The term “sustainable” has come to reference the renewable qualities of the raw materials being considered.   A biproduct of “green” thinking.  For me sustainable construction is quite different when considering present construction. Generally speaking, after a homeowner finishes paying off a 30 yr. mortgage, it is not uncommon for the house to be in a state of disrepair.  Further, it is not uncommon for homes to be demolished rather than renovated under such a scenario.   I have seen this first hand in the neighborhoods I grew up in built in the 1970’s.  Think about that the next time you consider the long-term environmental impact of a building.

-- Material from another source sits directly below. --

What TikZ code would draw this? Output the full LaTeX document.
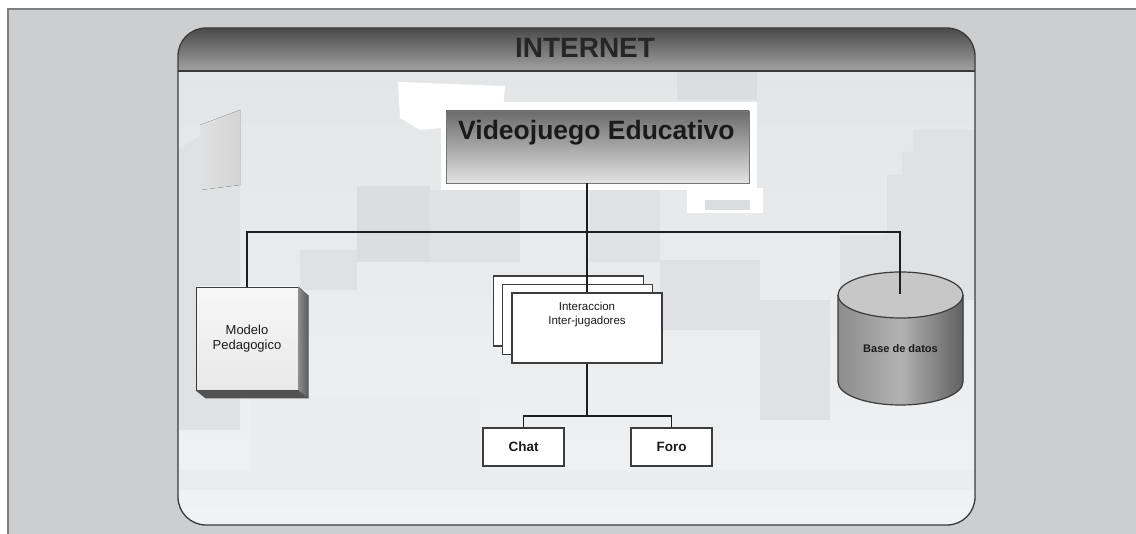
\documentclass[tikz,border=0pt]{standalone}
\usepackage{fontspec}
\setmainfont{Liberation Sans}
\usetikzlibrary{calc}
\definecolor{outerc}{HTML}{CDCECF}
\definecolor{framec}{HTML}{7E7E7E}
\definecolor{panelA}{HTML}{E4E5E6}
\definecolor{panelB}{HTML}{F1F2F3}
\definecolor{hdrA}{HTML}{4A4A4A}
\definecolor{hdrB}{HTML}{A2A2A2}
\definecolor{panelline}{HTML}{3A3A3A}
\definecolor{linec}{HTML}{1E1E1E}
\definecolor{boxc}{HTML}{3C3C3C}
\definecolor{txt}{HTML}{1A1A1A}
\definecolor{blkA}{HTML}{DCDDDE}
\definecolor{blkB}{HTML}{E0E1E2}
\definecolor{blkC}{HTML}{EBECED}
\begin{document}
\begin{tikzpicture}[x=1pt,y=-1pt,
  conn/.style={draw=linec,line width=1.3pt},
  stackbox/.style={draw=boxc,line width=1.2pt,fill=white,inner sep=0pt,minimum width=150pt,minimum height=70pt},
  leafbox/.style={draw=boxc,line width=1.2pt,fill=white,inner sep=0pt,minimum width=81pt,minimum height=38pt,font=\fontsize{13.5}{16}\selectfont\bfseries,text=txt},
  vjbox/.style={draw=boxc!70,line width=0.6pt,top color=black!58,bottom color=black!11,inner sep=0pt,minimum width=303pt,minimum height=72pt},
  modbox/.style={draw=boxc,line width=0.8pt,top color=black!3,bottom color=black!9,inner sep=0pt,minimum width=102pt,minimum height=103pt,align=center,font=\fontsize{13}{15}\selectfont,text=txt}]
\useasboundingbox (0,0) rectangle (1136,534);
\fill[white] (0,0) rectangle (1136,534);
\fill[outerc] (8,9) rectangle (1136,534);
\draw[framec,line width=1.5pt] (8,534) -- (8,9) -- (1136,9);
% panel
\begin{scope}
\clip[rounded corners=28pt] (178,28) rectangle (975,525);
\fill[top color=panelA,bottom color=panelB] (178,71) rectangle (975,525);
% background blocks
\fill[blkB] (178,150) -- (240,110) -- (240,430) -- (178,430) -- cycle;
\fill[left color=blkB,right color=black!17] (200,125) -- (240,110) -- (240,185) -- (200,190) -- cycle;
\fill[blkA] (357,186) rectangle (430,262);
\fill[blkB] (430,190) rectangle (520,262);
\fill[blkB] (590,186) rectangle (660,262);
\fill[blkA] (677,71) rectangle (757,100);
\fill[blkB] (913,130) -- (975,130) -- (975,300) -- (887,300) -- (887,175) -- (902,175) -- (902,152) -- (913,152) -- cycle;
\fill[blkB] (840,235) rectangle (887,300);
\fill[blkB] (760,300) rectangle (830,420);
\fill[blkB] (660,260) rectangle (760,330);
\fill[blkC] (250,395) rectangle (480,470);
\fill[blkB] (300,250) rectangle (357,290);
\fill[white] (398,82) -- (505,86) -- (503,108) -- (441,102) -- (441,128) -- (420,130) -- (400,118) -- cycle;
\fill[white] (441,102) rectangle (757,190);
\fill[white] (687,188) rectangle (763,213);
\fill[blkA] (705,200) rectangle (750,210);
\fill[blkC] (178,470) rectangle (975,490);
% header
\fill[top color=hdrA,bottom color=hdrB] (178,28) rectangle (975,71);
\end{scope}
\draw[panelline,line width=1.2pt] (178,71) -- (975,71);
\draw[panelline,line width=1.3pt,rounded corners=28pt] (178,28) rectangle (975,525);
\node[font=\fontsize{28}{32}\selectfont\bfseries,text=black!85] (inet) at (585,48) {INTERNET};
% top box
\node[vjbox] (vj) at (597.5,147) {};
\node[anchor=base west,font=\fontsize{26.5}{30}\selectfont\bfseries,text=txt,inner sep=0pt] (vjt) at (458,140) {Videojuego Educativo};
% modelo
\node[modbox] (modelo) at (247,338.5) {Modelo\\Pedagogico};
\fill[left color=black!45,right color=black!65] (modelo.north east) -- ++(10,9) -- ($(modelo.south east)+(10,8)$) -- (modelo.south east) -- cycle;
\fill[black!68] (modelo.south west) -- (modelo.south east) -- ++(10,8) -- ($(modelo.south west)+(10,8)$) -- cycle;
% stack
\node[stackbox] (back) at (568.5,311) {};
\node[stackbox] (mid) at (577.5,319.5) {};
\node[stackbox] (front) at (587,328) {};
\node[align=center,font=\fontsize{11.5}{14.5}\selectfont,text=txt] (fronttxt) at (587,314.5) {Interaccion\\Inter-jugadores};
% leaves
\node[leafbox] (chat) at (523.5,447) {Chat};
\node[leafbox] (foro) at (671.5,447) {Foro};
% cylinder
\fill[left color=black!45,right color=black!62,middle color=black!30] (838,295) -- (838,382) arc[start angle=180,end angle=360,x radius=62.5pt,y radius=23pt] -- (963,295) -- cycle;
\draw[boxc,line width=1.2pt] (838,295) -- (838,382) arc[start angle=180,end angle=360,x radius=62.5pt,y radius=23pt] -- (963,295);
\filldraw[fill=black!22,draw=boxc,line width=1.2pt] (900.5,295) ellipse[x radius=62.5pt,y radius=23pt];
\node[font=\fontsize{11}{13}\selectfont\bfseries,text=txt] (db) at (900.5,349) {Base de datos};
\coordinate (dbtop) at (900,294);
% connectors
\coordinate (bus) at (587,232);
\coordinate (split) at (587,416);
\draw[conn] (vj.south -| front.north) -- (front.north);
\draw[conn] (modelo.north) -- (modelo.north |- bus) -- (bus -| dbtop) -- (dbtop);
\draw[conn] (front.south) -- (split);
\draw[conn] (chat.north) |- (split) -| (foro.north);
\end{tikzpicture}
\end{document}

Sustainable to me has to do with a building’s ability to endure.  It has to do with how well it is designed, the materials used, and the quality of the installation.  It is a concept defined in years not dollars.

It is important for the interior finishes of a home to look nice but in reality, given a generation or so, it will be viewed as outdated an most likely replaced with something more current.  The exterior on the other hand is a different story.  Windows, doors, siding, roofing, and trimwork don’t only need to look nice, they create a protective envelope for the home, shielding it from exposure.  Further, exterior elements don’t change over the years like its trendier interior counterpart.  The concept of the Perennial Home embraces this reality and uses it as the central principle of home design.   The exterior is designed and built for a purpose, to look good and last a long, long time.